Records with drawing code
════════
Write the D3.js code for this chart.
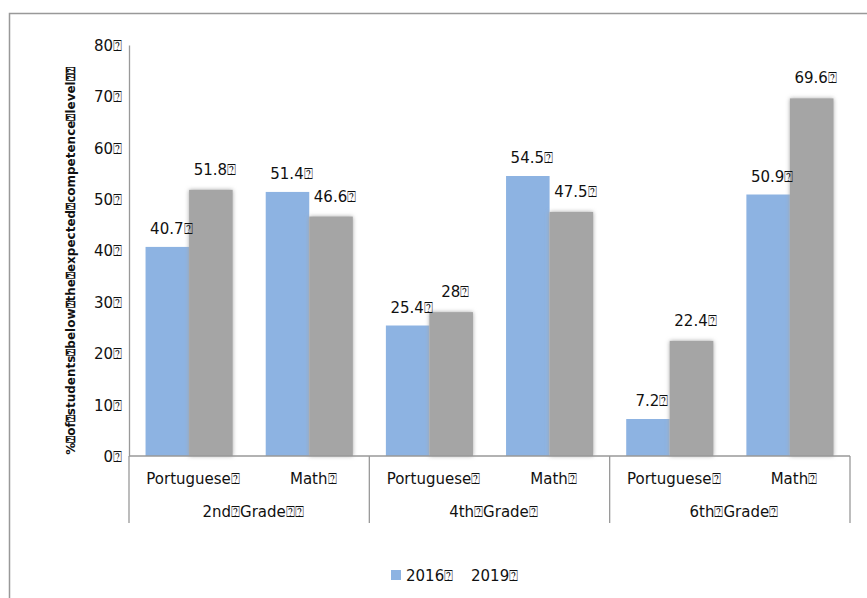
<!DOCTYPE html>
<html>
<head>
<meta charset="utf-8">
<script src="https://cdn.jsdelivr.net/npm/d3@7"></script>
<style>
  body { margin: 0; background: #fff; }
  text { font-family: "DejaVu Sans", sans-serif; fill: #111; }
</style>
</head>
<body>
<svg id="chart" width="867" height="598"></svg>
<script>
// --- data ---
const BOX = "\u2370"; // stands in for the missing-glyph boxes of the original
const grades = ["2nd" + BOX + "Grade" + BOX + BOX, "4th" + BOX + "Grade" + BOX, "6th" + BOX + "Grade" + BOX];
const subjects = ["Portuguese", "Math"];
const series = ["2016", "2019"];
const values2016 = [40.7, 51.4, 25.4, 54.5, 7.2, 50.9];
const values2019 = [51.8, 46.6, 28, 47.5, 22.4, 69.6];
const yTicks = [0, 10, 20, 30, 40, 50, 60, 70, 80];
const colors = { "2016": "#8DB3E2", "2019": "#A5A5A5" };

const svg = d3.select("#chart");

// outer frame (right and bottom edges fall outside the picture)
svg.append("path")
  .attr("d", "M9.5,598 V13.5 H867")
  .attr("fill", "none").attr("stroke", "#999").attr("stroke-width", 1.5);

// soft shadow for the grey bars
const defs = svg.append("defs");
const f = defs.append("filter").attr("id", "soft")
  .attr("x", "-20%").attr("y", "-20%").attr("width", "140%").attr("height", "140%");
f.append("feGaussianBlur").attr("in", "SourceGraphic").attr("stdDeviation", 2.3).attr("result", "b");
f.append("feMerge").selectAll("feMergeNode").data(["b", "SourceGraphic"]).join("feMergeNode").attr("in", d => d);

// category keys: grade index + subject
const cats = [];
grades.forEach((g, gi) => subjects.forEach(s => cats.push(gi + "|" + s)));

const rows = cats.map((c, i) => ({ key: c, gi: Math.floor(i / 2), subject: c.split("|")[1],
  vals: [{ s: "2016", v: values2016[i] }, { s: "2019", v: values2019[i] }] }));

const x0 = d3.scaleBand().domain(cats).range([129, 850]).padding(0);
const x1 = d3.scaleBand().domain(series).range([0, x0.bandwidth()]).paddingInner(0).paddingOuter(0.38);
const y = d3.scaleLinear().domain([0, 80]).range([456, 45]);

// y axis
const yAxis = svg.append("g").attr("transform", "translate(129,0)")
  .call(d3.axisLeft(y).tickValues(yTicks).tickSize(0).tickPadding(7).tickFormat(d => d + BOX));
yAxis.select(".domain").attr("stroke", "#999").attr("stroke-width", 1.3);
yAxis.selectAll("text").attr("font-size", 15).attr("font-family", "DejaVu Sans").attr("fill", "#111").attr("dy", "0.36em");

// bars
const cg = svg.append("g").selectAll("g").data(rows).join("g")
  .attr("transform", d => `translate(${x0(d.key)},0)`);

cg.selectAll("rect").data(d => d.vals).join("rect")
  .attr("x", d => x1(d.s))
  .attr("y", d => y(d.v))
  .attr("width", x1.bandwidth())
  .attr("height", d => y(0) - y(d.v))
  .attr("fill", d => colors[d.s])
  .attr("filter", d => d.s === "2019" ? "url(#soft)" : null);

cg.selectAll("text.val").data(d => d.vals).join("text")
  .attr("class", "val")
  .attr("x", d => x1(d.s) + x1.bandwidth() / 2 + 4)
  .attr("y", d => y(d.v) - (d.s === "2019" ? 15 : 13))
  .attr("text-anchor", "middle").attr("font-size", 15)
  .text(d => d.v + BOX);

// category axis: baseline, separators, labels
svg.append("line").attr("x1", 129).attr("x2", 850).attr("y1", y(0)).attr("y2", y(0))
  .attr("stroke", "#999").attr("stroke-width", 1.3);

const seps = grades.map((g, gi) => x0(gi + "|" + subjects[0])).concat([x0.range()[1]]);
svg.append("g").selectAll("line").data(seps).join("line")
  .attr("x1", d => d).attr("x2", d => d).attr("y1", y(0)).attr("y2", 523)
  .attr("stroke", "#999").attr("stroke-width", 1.3);

svg.append("g").selectAll("text").data(rows).join("text")
  .attr("x", d => x0(d.key) + x0.bandwidth() / 2 + 4)
  .attr("y", 484)
  .attr("text-anchor", "middle").attr("font-size", 15)
  .text(d => d.subject + BOX);

svg.append("g").selectAll("text").data(grades).join("text")
  .attr("x", (d, gi) => x0(gi + "|" + subjects[0]) + x0.bandwidth() + 4)
  .attr("y", 517)
  .attr("text-anchor", "middle").attr("font-size", 15)
  .text(d => d);

// y title
svg.append("text")
  .attr("transform", `translate(75,261) rotate(-90)`)
  .attr("text-anchor", "middle").attr("font-size", 12).attr("font-weight", "bold")
  .text(["%", "of", "students", "below", "the", "expected", "competence", "level", ""].join(BOX) + BOX);

// legend (the 2019 swatch does not show in the original)
const leg = svg.append("g").attr("transform", "translate(391,570)");
leg.append("rect").attr("width", 10).attr("height", 10).attr("fill", colors["2016"]);
leg.append("text").attr("x", 15).attr("y", 11).attr("font-size", 15).text(series[0] + BOX);
leg.append("text").attr("x", 80).attr("y", 11).attr("font-size", 15).text(series[1] + BOX);
</script>
</body>
</html>
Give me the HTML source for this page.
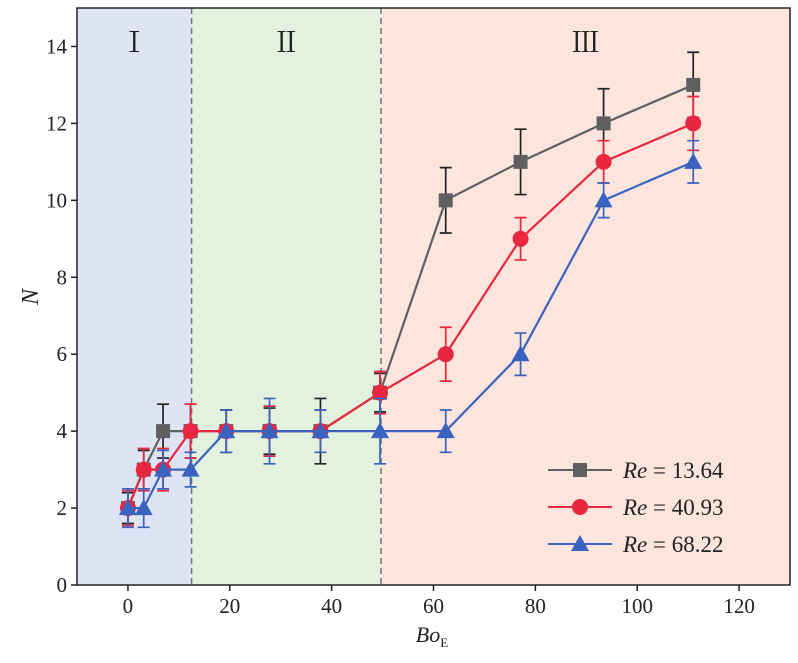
<!DOCTYPE html>
<html><head><meta charset="utf-8"><style>
body{margin:0;background:#fff;}
svg text{font-family:"Liberation Serif",serif;}
</style></head><body>
<svg id="chart" width="798" height="658" xmlns="http://www.w3.org/2000/svg"></svg>
<script>
const xVals=[0,3.1,6.9,12.3,19.3,27.8,37.8,49.5,62.4,77.1,93.4,111];
const seriesNames=["Re = 13.64","Re = 40.93","Re = 68.22"];
const yA=[2,3,4,4,4,4,4,5,10,11,12,13];
const yB=[2,3,3,4,4,4,4,5,6,9,11,12];
const yC=[2,2,3,3,4,4,4,4,4,6,10,11];
const eA=[0.4,0.5,0.7,0.7,0.55,0.6,0.85,0.5,0.85,0.85,0.9,0.85];
const eB=[0.45,0.55,0.55,0.7,0.55,0.65,0.55,0.55,0.7,0.55,0.55,0.7];
const eC=[0.5,0.5,0.5,0.45,0.55,0.85,0.55,0.85,0.55,0.55,0.45,0.55];
const xTicks=[0,20,40,60,80,100,120];
const yTicks=[0,2,4,6,8,10,12,14];
const regions=[[-10,12.5,"#dfe4f5","Ⅰ"],[12.5,49.7,"#e2f2df","Ⅱ"],[49.7,130,"#fce5dc","Ⅲ"]];

const L=77,R=790,T=8,B=585,xmin=-10,xmax=130,ymin=0,ymax=15;
const X=v=>L+(v-xmin)/(xmax-xmin)*(R-L);
const Y=v=>B-(v-ymin)/(ymax-ymin)*(B-T);
const svg=document.getElementById('chart');
const NS="http://www.w3.org/2000/svg";
function mk(tag,attrs,parent){const e=document.createElementNS(NS,tag);for(const k in attrs)e.setAttribute(k,attrs[k]);(parent||svg).appendChild(e);return e;}

regions.forEach((r,i)=>{
  const e=mk('rect',{x:X(r[0]),y:T,width:X(r[1])-X(r[0]),height:B-T,fill:r[2]});
  
  
  const t=mk('text',{x:(X(r[0])+X(r[1]))/2,y:52,'font-size':28,'text-anchor':'middle',fill:'#222',style:'font-family:"Noto Serif CJK SC",serif'});
  t.textContent=r[3];
  
  
  if(i>0){const d=mk('line',{x1:X(r[0]),x2:X(r[0]),y1:T,y2:B,stroke:'#777','stroke-width':1.5,'stroke-dasharray':'6,4'});
  
  }
});

const colors=["#5f5f5f","#e8263f","#3a63c0"];
const errC=["#222","#e8263f","#3a63c0"];
const ys=[yA,yB,yC],es=[eA,eB,eC],shapes=['square','circle','triangle'];
function marker(g,shape,cx,cy,c,s){
  if(shape==='square')return mk('rect',{x:cx-s,y:cy-s,width:2*s,height:2*s,fill:c},g);
  if(shape==='circle')return mk('circle',{cx:cx,cy:cy,r:s+1,fill:c},g);
  return mk('polygon',{points:`${cx},${cy-s-2} ${cx-s-2},${cy+s} ${cx+s+2},${cy+s}`,fill:c},g);
}
ys.forEach((yv,si)=>{
  const g=mk('g',{});
  
  
  yv.forEach((v,i)=>{
    const x=X(xVals[i]),y1=Y(v+es[si][i]),y2=Y(v-es[si][i]);
    const eb=mk('path',{d:`M${x},${y1}V${y2}M${x-6},${y1}H${x+6}M${x-6},${y2}H${x+6}`,stroke:errC[si],'stroke-width':1.7,fill:'none'},g);
    
    
  });
  const ln=mk('polyline',{points:yv.map((v,i)=>X(xVals[i])+','+Y(v)).join(' '),stroke:colors[si],'stroke-width':2.2,fill:'none'},g);
  
  
  yv.forEach((v,i)=>{
    const m=marker(g,shapes[si],X(xVals[i]),Y(v),colors[si],7);
    
    
  });
});

const fr=mk('rect',{x:L,y:T,width:R-L,height:B-T,fill:'none',stroke:'#222','stroke-width':1.5});


xTicks.forEach(v=>{
  mk('line',{x1:X(v),x2:X(v),y1:B,y2:B+6,stroke:'#222','stroke-width':1.5});
  const t=mk('text',{x:X(v),y:B+28,'font-size':21,'text-anchor':'middle',fill:'#222'});t.textContent=v;
  
  
});
yTicks.forEach(v=>{
  mk('line',{x1:L-6,x2:L,y1:Y(v),y2:Y(v),stroke:'#222','stroke-width':1.5});
  const t=mk('text',{x:L-10,y:Y(v)+7,'font-size':21,'text-anchor':'end',fill:'#222'});t.textContent=v;
  
  
});
const xt=mk('text',{x:432,y:642,'font-size':22,'text-anchor':'middle','font-style':'italic',fill:'#222'});
xt.innerHTML='Bo<tspan font-size="13" font-style="normal" dy="5">E</tspan>';


const yt=mk('text',{x:0,y:0,'font-size':24,'text-anchor':'middle','font-style':'italic',fill:'#222',transform:'translate(38,297) rotate(-90)'});
yt.textContent='N';



seriesNames.forEach((n,si)=>{
  const y=470+si*37;
  const g=mk('g',{});
  
  
  mk('line',{x1:548,x2:612,y1:y,y2:y,stroke:colors[si],'stroke-width':2},g);
  marker(g,shapes[si],580,y,colors[si],7);
  const t=mk('text',{x:623,y:y+8,'font-size':23,fill:'#222'},g);
  const p=n.split(' = ');
  t.innerHTML='<tspan font-style="italic">'+p[0]+'</tspan> = '+p[1];
});
</script>
</body></html>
════════
Pull every line containing the word "this" out of the entries above.

EXERCISE ANSWER:
Write the D3.js code for this chart.
Give me the HTML source for this page.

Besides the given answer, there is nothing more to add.